Atteint par différents scandales depuis quelques semaines,
le patriarche a réaffirmé, lors de la Pâques orthodoxe, le rôle de
l’Église dans la société russe
« Malgré la liberté religieuse et
sociale dans lesquelles nous vivons, respecter les valeurs chrétiennes
aujourd’hui signifie être à contre-courant, comme dans le passé. » C’est
avec un message vigoureux, invitant à « refuser les stéréotypes » d’une
société qui « justifie le péché », que le patriarche de Kirill de
Moscou, s’est adressé aux fidèles orthodoxes russes, qui ont fêté Pâques
ce dimanche.
Tout au long du week-end, le primat de l’Église
orthodoxe russe a ainsi réaffirmé le rôle de l’Église dans la société,
alors même qu’il est, ces dernières semaines, malmené par divers
scandales : photo maquillée pour masquer une montre de luxe à son
poignet, attribution d’un appartement du Patriarcat de manière indue, et
surtout jugement sévère à l’égard de jeunes filles qui ont, par
dérision, chanté une « prière punk » dans la cathédrale.
Devant
Dmitri Medvedev et son premier ministre Vladimir Poutine, futur
président, dans la cathédrale du Christ-Sauveur de Moscou, Kirill a
affirmé combien le renouveau du pays passait aussi « par une
transformation spirituelle et morale de chacun ». Juste avant, lors d’un
entretien à la télévision Rossia, il avait défendu l’Église contre ces
attaques : « Le fait que les questions privées revêtent une ampleur
nationale s’inscrit dans le contexte de la lutte contre l’Église, a-t-il
dit. Que l’Église dise ce qui est bien et ce qui est mal est devenu
embarrassant pour la société libérale. »
L’Église reste l’institution en qui les Russes gardent leur confiance
La
nécessité pour l’Église de participer de manière plus importante à la
société russe est un des axes stratégiques du patriarche. Très bon
connaisseur de la doctrine sociale catholique, Kirill a, depuis son
élection à la tête de l’Église russe, encouragé une implication plus
grande du clergé orthodoxe à tous les niveaux de la société, y compris
politique, en allant jusqu’à intervenir, lors des dernières élections,
pour le candidat Poutine.
Cette orientation avait été entérinée
par le concile de l’Église russe de février 2011, pour « défendre les
intérêts de l’Église ». De même, Kirill a créé, au sein du Patriarcat,
un département synodal chargé des rapports entre l’Église et la société.
Une
stratégie qui, pour l’instant, rencontre l’approbation du gouvernement.

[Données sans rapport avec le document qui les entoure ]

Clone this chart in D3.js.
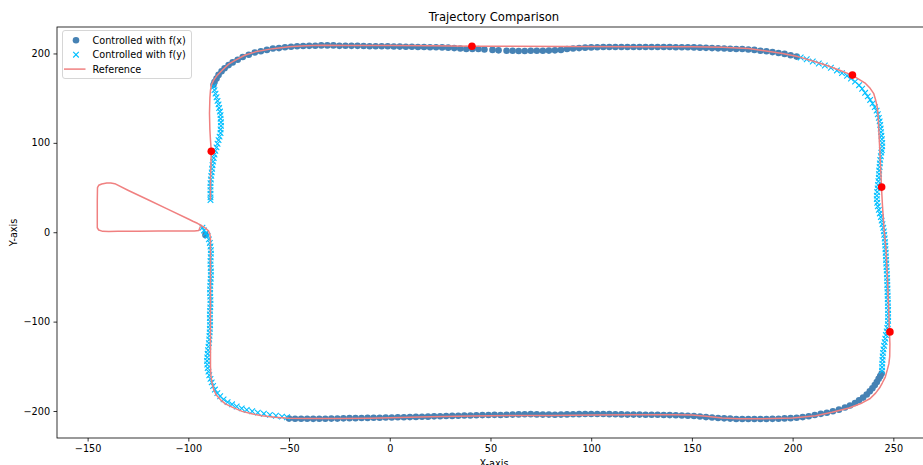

Ainsi, l’Église russe a obtenu deux grandes concessions de la part de
l’État : la possibilité de nommer des aumôniers militaires dans l’armée
et la mise en place d’un enseignement religieux dans les écoles.
Le
pouvoir voit dans l’Église un soutien contre l’influence du
fondamentalisme musulman venu du Caucase, et aussi la possibilité de
renforcer sa popularité : les sondages indiquent que, dans un pays
laminé par la corruption, l’Église reste l’institution en qui les Russes
gardent leur confiance. D’ailleurs, dans le message qu’il a envoyé à
Kirill pour Pâques, le futur président Poutine a loué la coopération
entre l’Église et l’État et souhaité voir celle-ci s’intensifier à
l’avenir, « pour le bien de notre État ».